Aim
Do not repeat pictures. Repeat exactly the lines of the listing below from its first line through the line with "const chart = echarts.init(document.getElementById('chart'))".

(Stored items)
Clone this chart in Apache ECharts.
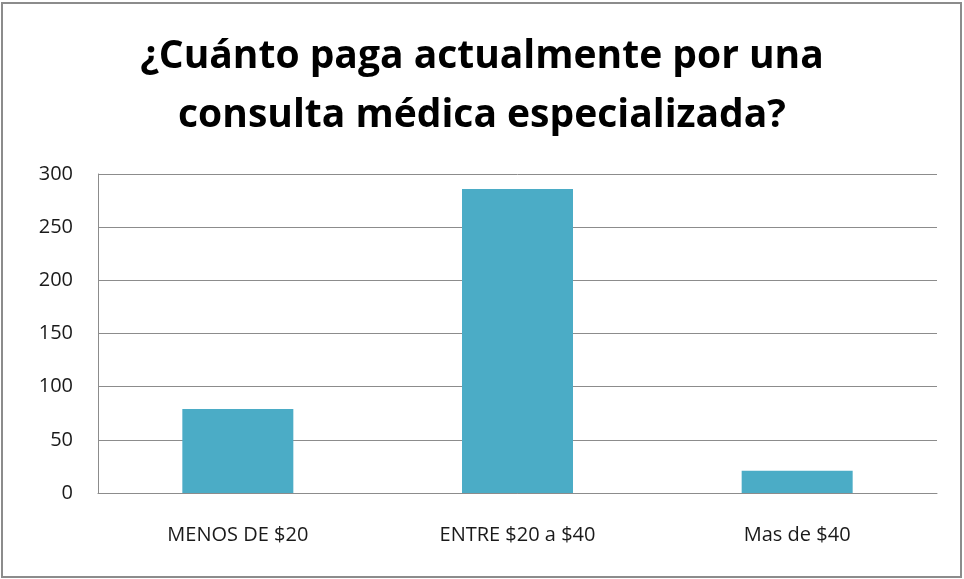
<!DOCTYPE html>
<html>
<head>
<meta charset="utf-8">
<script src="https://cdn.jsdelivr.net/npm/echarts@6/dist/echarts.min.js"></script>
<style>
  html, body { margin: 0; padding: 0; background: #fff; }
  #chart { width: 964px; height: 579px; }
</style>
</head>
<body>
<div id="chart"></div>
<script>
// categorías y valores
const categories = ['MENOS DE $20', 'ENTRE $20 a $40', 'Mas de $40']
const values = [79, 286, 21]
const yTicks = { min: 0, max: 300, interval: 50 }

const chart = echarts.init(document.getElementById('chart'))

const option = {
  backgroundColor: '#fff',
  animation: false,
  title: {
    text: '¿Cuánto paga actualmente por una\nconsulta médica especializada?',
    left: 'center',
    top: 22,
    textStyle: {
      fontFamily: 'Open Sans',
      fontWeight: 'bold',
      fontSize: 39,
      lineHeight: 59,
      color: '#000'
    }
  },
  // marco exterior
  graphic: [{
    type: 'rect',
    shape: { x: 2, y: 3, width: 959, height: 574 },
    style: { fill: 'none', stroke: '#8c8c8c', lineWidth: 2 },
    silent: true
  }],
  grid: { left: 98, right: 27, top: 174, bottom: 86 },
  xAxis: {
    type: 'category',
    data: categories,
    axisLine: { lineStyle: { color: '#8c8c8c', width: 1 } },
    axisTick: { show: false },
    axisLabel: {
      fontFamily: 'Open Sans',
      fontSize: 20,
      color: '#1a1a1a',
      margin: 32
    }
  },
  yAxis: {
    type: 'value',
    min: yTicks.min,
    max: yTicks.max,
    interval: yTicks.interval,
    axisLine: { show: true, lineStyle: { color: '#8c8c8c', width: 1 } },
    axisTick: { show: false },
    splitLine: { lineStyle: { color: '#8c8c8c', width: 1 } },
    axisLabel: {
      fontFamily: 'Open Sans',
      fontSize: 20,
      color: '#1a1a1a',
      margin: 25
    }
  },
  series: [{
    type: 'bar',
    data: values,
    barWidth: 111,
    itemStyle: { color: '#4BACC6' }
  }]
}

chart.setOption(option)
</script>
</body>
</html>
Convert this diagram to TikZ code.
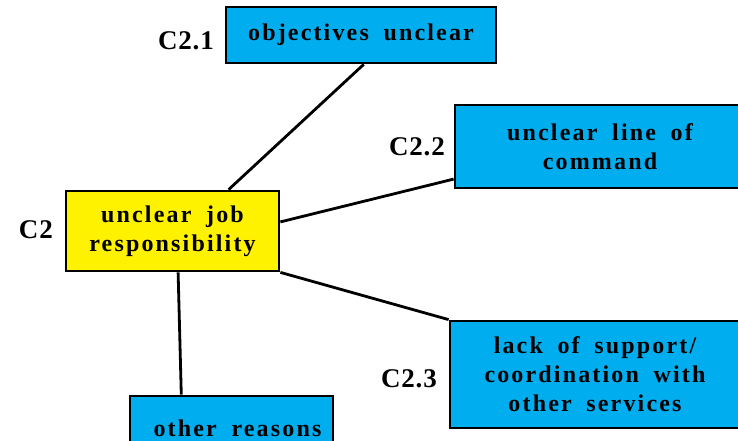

Exercise output
Clone this chart in Apache ECharts.
<!DOCTYPE html>
<html>
<head>
<meta charset="utf-8">
<script src="https://cdn.jsdelivr.net/npm/echarts@6/dist/echarts.min.js"></script>
<style>
  html, body { margin: 0; padding: 0; background: #fff; }
  #chart { width: 964px; height: 579px; }
</style>
</head>
<body>
<div id="chart"></div>
<script>
// categorías y valores
const categories = ['MENOS DE $20', 'ENTRE $20 a $40', 'Mas de $40']
const values = [79, 286, 21]
const yTicks = { min: 0, max: 300, interval: 50 }

const chart = echarts.init(document.getElementById('chart'))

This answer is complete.